“The Wolf House,” a semi-fictionalized attempt to make some sense of the real-life atrocities of Colonia Dignidad, is singularly subjective, placing viewers inside the mind of a young girl named Maria who manages to escape the infamous Chilean-based cult and takes refuge in a dilapidated house nearby with two stolen pigs named Ana and Pedro (Amalia Kassai voices all three leading roles). As the pigs begin taking on more human traits, Maria is forced to reckon with the trauma she’s endured and the suffocating effects of ideological imprisonment.
Buried under seemingly endless layers of artifice and scotch tape, “The Wolf House,” a nightmarish stop-motion film from Chilean mixed media artists Cristóbal León and Joaquín Cociña, hums with a hypnotic pace that effectively erases time; it’s the kind of story that isn’t experienced so much as endured. Scenes bleed in, out, and through each other, until the concepts of structure and movement become little more than mere abstractions. Horrifying imagery and an unshakeable, almost distracting feeling of dread occupy every one of its 75 minutes. So much so that it would be easy to never know that “The Wolf House” tells the true story of Colonia Dignidad, a cult that rose to prominence in the early 1960s, thanks to a man named Paul Schäfer.
Schäfer, one of the many Nazis and Nazi affiliates who fled Germany after World War II and settled in various remote areas of South America, led his dedicated group of followers to a plot of land that would soon become the site of countless atrocities in the decades to come.
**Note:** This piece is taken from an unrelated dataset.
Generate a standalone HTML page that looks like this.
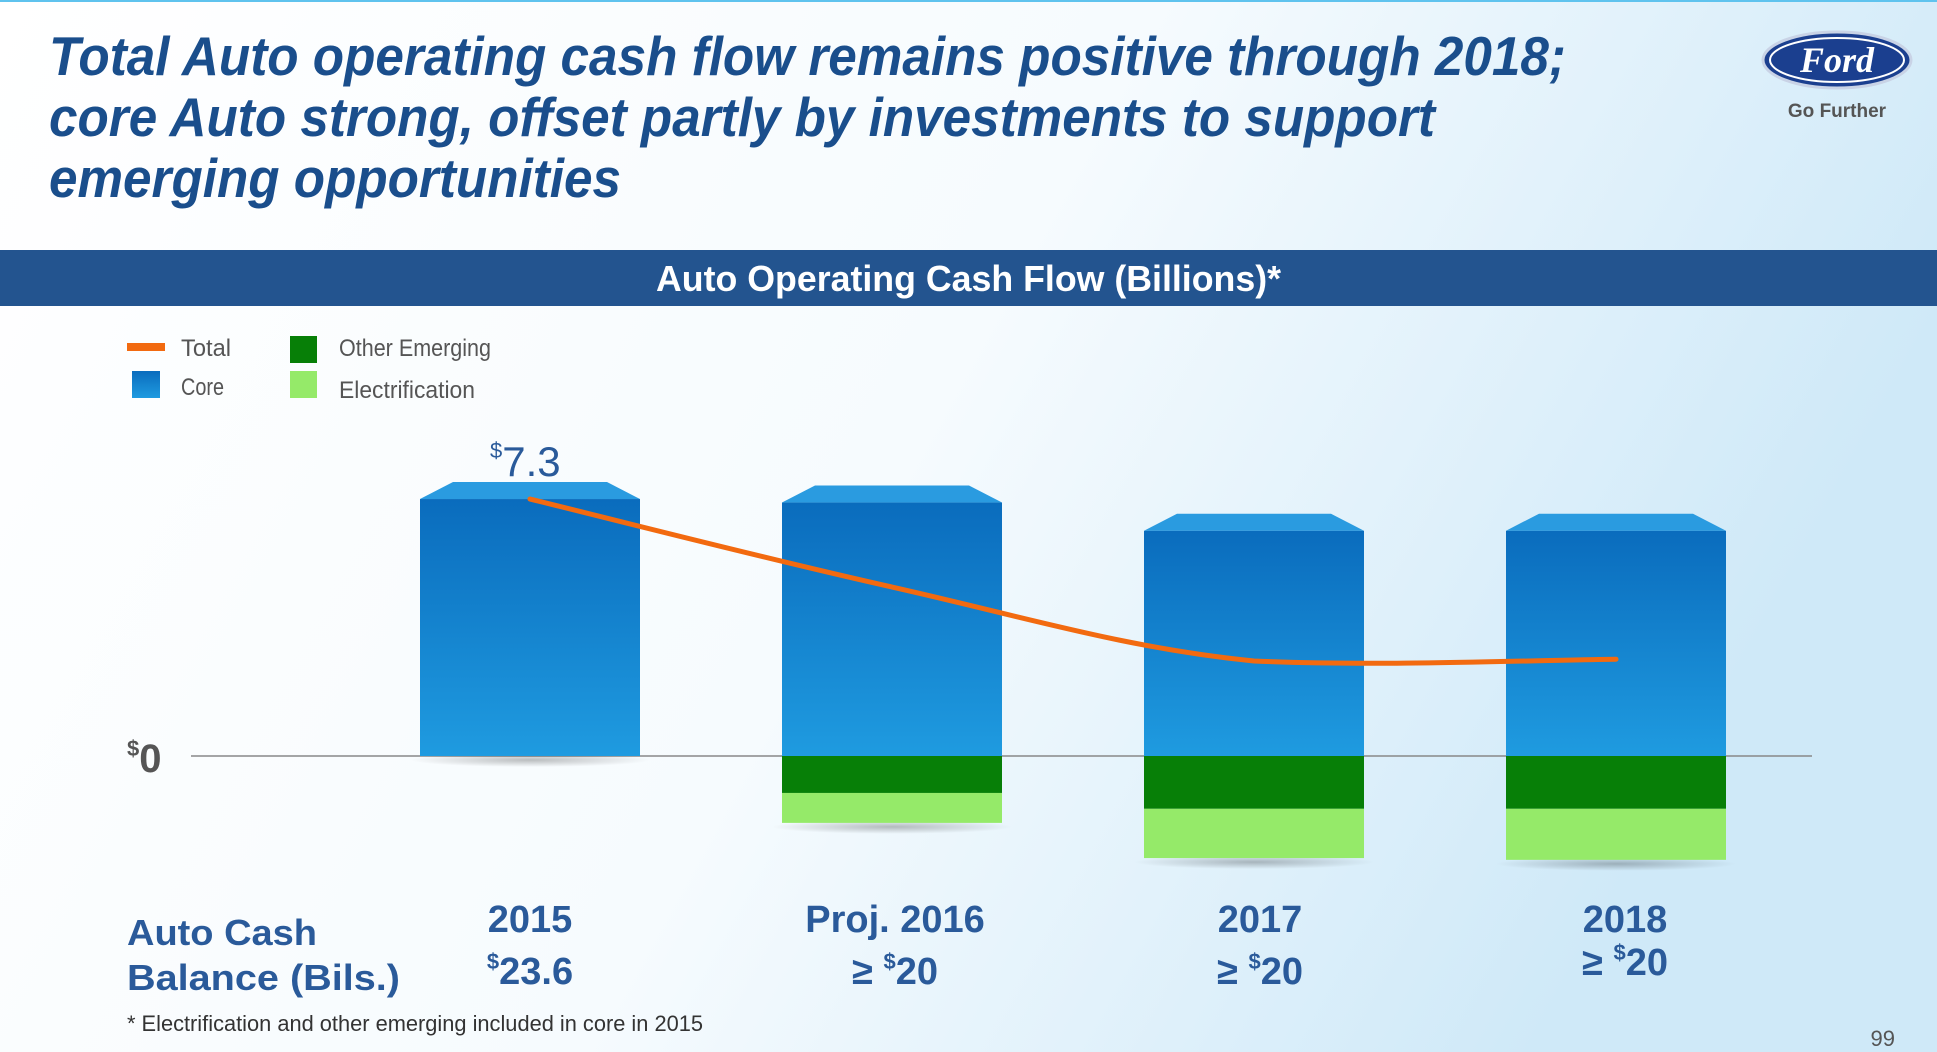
<!DOCTYPE html>
<html><head><meta charset="utf-8"><style>
html,body{margin:0;padding:0;width:1937px;height:1052px;overflow:hidden;background:#fff}
svg{display:block;font-family:"Liberation Sans",sans-serif}
</style></head><body>
<svg id="chart" width="1937" height="1052" viewBox="0 0 1937 1052" xmlns="http://www.w3.org/2000/svg">
<defs>
<linearGradient id="bg" x1="0" y1="0" x2="1" y2="0.3">
<stop offset="0" stop-color="#ffffff"/><stop offset="0.55" stop-color="#f6fbfe"/><stop offset="1" stop-color="#cfe9f8"/>
</linearGradient>
<linearGradient id="coreG" x1="0" y1="0" x2="0" y2="1">
<stop offset="0" stop-color="#0a6cbd"/><stop offset="1" stop-color="#1f9be0"/>
</linearGradient>
<radialGradient id="shadow" cx="0.5" cy="0.5" r="0.5">
<stop offset="0" stop-color="#000" stop-opacity="0.25"/><stop offset="1" stop-color="#000" stop-opacity="0"/>
</radialGradient>
</defs>
<rect width="1937" height="1052" fill="url(#bg)"/>
<rect width="1937" height="2" fill="#5fc3ee"/>
<g fill="#1a4e8c" font-weight="bold" font-style="italic" font-size="55">
<text x="49" y="75" textLength="1517" lengthAdjust="spacingAndGlyphs">Total Auto operating cash flow remains positive through 2018;</text>
<text x="49" y="136" textLength="1386" lengthAdjust="spacingAndGlyphs">core Auto strong, offset partly by investments to support</text>
<text x="49" y="197" textLength="572" lengthAdjust="spacingAndGlyphs">emerging opportunities</text>
</g>
<g>
<ellipse cx="1837" cy="60" rx="74" ry="28" fill="#1b3f8f" stroke="#c9d3e6" stroke-width="3"/>
<ellipse cx="1837" cy="60" rx="67" ry="22" fill="none" stroke="#fff" stroke-width="2"/>
<text x="1837" y="72" text-anchor="middle" fill="#fff" font-family="Liberation Serif,serif" font-style="italic" font-weight="bold" font-size="36">Ford</text>
<text x="1837" y="117" text-anchor="middle" fill="#555" font-size="19" font-weight="bold">Go Further</text>
</g>
<rect x="0" y="250" width="1937" height="56" fill="#23548f"/>
<text x="656" y="291" textLength="625" lengthAdjust="spacingAndGlyphs" fill="#fff" font-weight="bold" font-size="36">Auto Operating Cash Flow (Billions)*</text>
<g font-size="24" fill="#555">
<rect x="127" y="343" width="38" height="8" fill="#f26a10"/>
<text x="181" y="356" textLength="50" lengthAdjust="spacingAndGlyphs">Total</text>
<rect x="132" y="371" width="28" height="27" fill="url(#coreG)"/>
<text x="181" y="395" textLength="43" lengthAdjust="spacingAndGlyphs">Core</text>
<rect x="290" y="336" width="27" height="27" fill="#077f07"/>
<text x="339" y="356" textLength="152" lengthAdjust="spacingAndGlyphs">Other Emerging</text>
<rect x="290" y="371" width="27" height="27" fill="#95ea69"/>
<text x="339" y="398" textLength="136" lengthAdjust="spacingAndGlyphs">Electrification</text>
</g>
<line x1="191" y1="756" x2="1812" y2="756" stroke="#888" stroke-width="1.5"/>
<text x="127" y="772" fill="#555" font-weight="bold" font-size="40"><tspan font-size="22" dy="-16">$</tspan><tspan dy="16">0</tspan></text>
<g id="bars"></g>
<path id="totalLine" fill="none" stroke="#f26a10" stroke-width="5" stroke-linecap="round"/>
<text x="490" y="476" fill="#2a5a9a" font-size="42"><tspan font-size="22" dy="-18">$</tspan><tspan dy="18">7.3</tspan></text>
<g fill="#2a5a9a" font-weight="bold" font-size="36">
<text x="127" y="945" textLength="190" lengthAdjust="spacingAndGlyphs">Auto Cash</text>
<text x="127" y="990" textLength="273" lengthAdjust="spacingAndGlyphs">Balance (Bils.)</text>
</g>
<g id="xlabels" fill="#2a5a9a" font-weight="bold" font-size="38" text-anchor="middle"></g>
<text x="127" y="1031" fill="#333" font-size="22" textLength="576" lengthAdjust="spacingAndGlyphs">* Electrification and other emerging included in core in 2015</text>
<text x="1895" y="1046" text-anchor="end" fill="#555" font-size="22">99</text>
</svg>
<script>
const categories = ["2015", "Proj. 2016", "2017", "2018"];
const balances = ["$23.6", "≥ $20", "≥ $20", "≥ $20"];
const coreValues = [7.3, 7.2, 6.4, 6.4];
const otherEmerging = [0, 1.05, 1.5, 1.5];
const electrification = [0, 0.85, 1.4, 1.45];
const totalValues = [7.3, 4.8, 2.7, 2.75];

const NS = "http://www.w3.org/2000/svg";
const zeroY = 756, pxPerB = 35.2;
const y = v => zeroY - v * pxPerB;
const barW = 220, x0 = 420, step = 362;
const xLeft = i => x0 + i * step;
const xCenter = i => xLeft(i) + barW / 2;
const bars = document.getElementById("bars");
function mk(tag, attrs) { const e = document.createElementNS(NS, tag); for (const k in attrs) e.setAttribute(k, attrs[k]); return e; }

categories.forEach((c, i) => {
  const g = mk("g", {});
  
  
  const bottom = otherEmerging[i] + electrification[i];
  const sh = mk("ellipse", { cx: xCenter(i), cy: y(-bottom) + 4, rx: barW / 2 + 10, ry: 7, fill: "url(#shadow)" });
  
  
  g.appendChild(sh);
  const core = mk("rect", { x: xLeft(i), y: y(coreValues[i]), width: barW, height: coreValues[i] * pxPerB, fill: "url(#coreG)" });
  
  
  g.appendChild(core);
  const top = y(coreValues[i]);
  const cap = mk("polygon", { points: `${xLeft(i)},${top} ${xLeft(i)+33},${top-17} ${xLeft(i)+barW-33},${top-17} ${xLeft(i)+barW},${top}`, fill: "#2a9be0" });
  
  
  g.appendChild(cap);
  if (otherEmerging[i] > 0) {
    const o = mk("rect", { x: xLeft(i), y: zeroY, width: barW, height: otherEmerging[i] * pxPerB, fill: "#077f07" });
    
    
    g.appendChild(o);
  }
  if (electrification[i] > 0) {
    const e = mk("rect", { x: xLeft(i), y: y(-otherEmerging[i]), width: barW, height: electrification[i] * pxPerB, fill: "#95ea69" });
    
    
    g.appendChild(e);
  }
  bars.appendChild(g);

  const lx = xCenter(i) + i * 3;
  const xl = document.getElementById("xlabels");
  const t1 = mk("text", { x: lx, y: 932 });
  
  
  t1.textContent = c;
  xl.appendChild(t1);
  const t2 = mk("text", { x: lx, y: i === 3 ? 975 : 984 });
  
  
  const s = balances[i];
  const idx = s.indexOf("$");
  const a = mk("tspan", {}); a.textContent = s.slice(0, idx); t2.appendChild(a);
  const b = mk("tspan", { "font-size": "22", dy: "-15" }); b.textContent = "$"; t2.appendChild(b);
  const d = mk("tspan", { dy: "15" }); d.textContent = s.slice(idx + 1); t2.appendChild(d);
  xl.appendChild(t2);
});

const pts = totalValues.map((v, i) => [xCenter(i), y(v)]);
let dPath = `M${pts[0][0]},${pts[0][1]}`;
for (let i = 0; i < pts.length - 1; i++) {
  const p0 = pts[i - 1] || pts[i], p1 = pts[i], p2 = pts[i + 1], p3 = pts[i + 2] || p2;
  const t = 0.18;
  let c1y = p1[1] + (p2[1] - p0[1]) * t, c2y = p2[1] - (p3[1] - p1[1]) * t;
  const lo = Math.min(p1[1], p2[1]), hi = Math.max(p1[1], p2[1]);
  c1y = Math.max(lo - 6, Math.min(hi + 6, c1y)); c2y = Math.max(lo - 6, Math.min(hi + 6, c2y));
  const c1 = [p1[0] + (p2[0] - p0[0]) * t, c1y];
  const c2 = [p2[0] - (p3[0] - p1[0]) * t, c2y];
  dPath += ` C${c1[0]},${c1[1]} ${c2[0]},${c2[1]} ${p2[0]},${p2[1]}`;
}
document.getElementById("totalLine").setAttribute("d", dPath);
</script>
</body></html>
Schäfer was forced to flee Germany following charges of child molestation, and established a new community in Chile called Colonia Dignidad. He based his philosophy on the teachings of William Branham, a Christian minister and one of the leading figures in the healing revival movement of the late 1940s, which would later serve as the inspiration for cult leader Jim Jones and the televangelist movement that continues to thrive across the globe today.
Many of Colonia Dignidad’s defectors and former members have come forward in recent decades with harrowing accounts of torture, molestation, unpaid manual labor, and forced detachment from the outside world. Children were separated from their parents at birth and raised in groups by the nurses and doctors who lived on the property. Residents were separated by gender and told who they could and could not interact with at all times. During the 1970s, Schäfer allowed Chilean dictator Augusto Pinochet – who rose to prominence following the military coup of 1973 – to utilize his land as a torture and detention center for political prisoners. But again, one would never know all of that just by watching the film. León and Cociña play around with this ambiguity, going so far as to suggest that Colonia Dignidad itself is funding and overseeing the story that is about to be told.
What follows is an all-encompassing depiction of spiritual and moral decay, one that begins as something akin to a classic haunted house film and quickly descends into a deranged collage of body horror and hallucinatory panic. Where some films depict fascism as a cold, unfeeling monolith of oppression, “The Wolf House” inhabits a consciousness infected by the tenets of systemic hate, demanding that viewers find their own way out. León and Cociña zero in on the dizzying, dissociative coping mechanisms that allow someone to wake up, day after day, having never known freedom even for a moment.
It’s both a tragic visual treatise on the state of the world that was, and a startlingly relevant warning that fascism may lurk nearer than we imagine. Perhaps the film might have benefitted from some more context, a way to place the viewer within the already kaleidoscopic story a bit more concretely. But in return for its obfuscation, “The Wolf House” offers something unforgettable: a feeling that, at any moment, the screen itself might reach out and swallow you whole.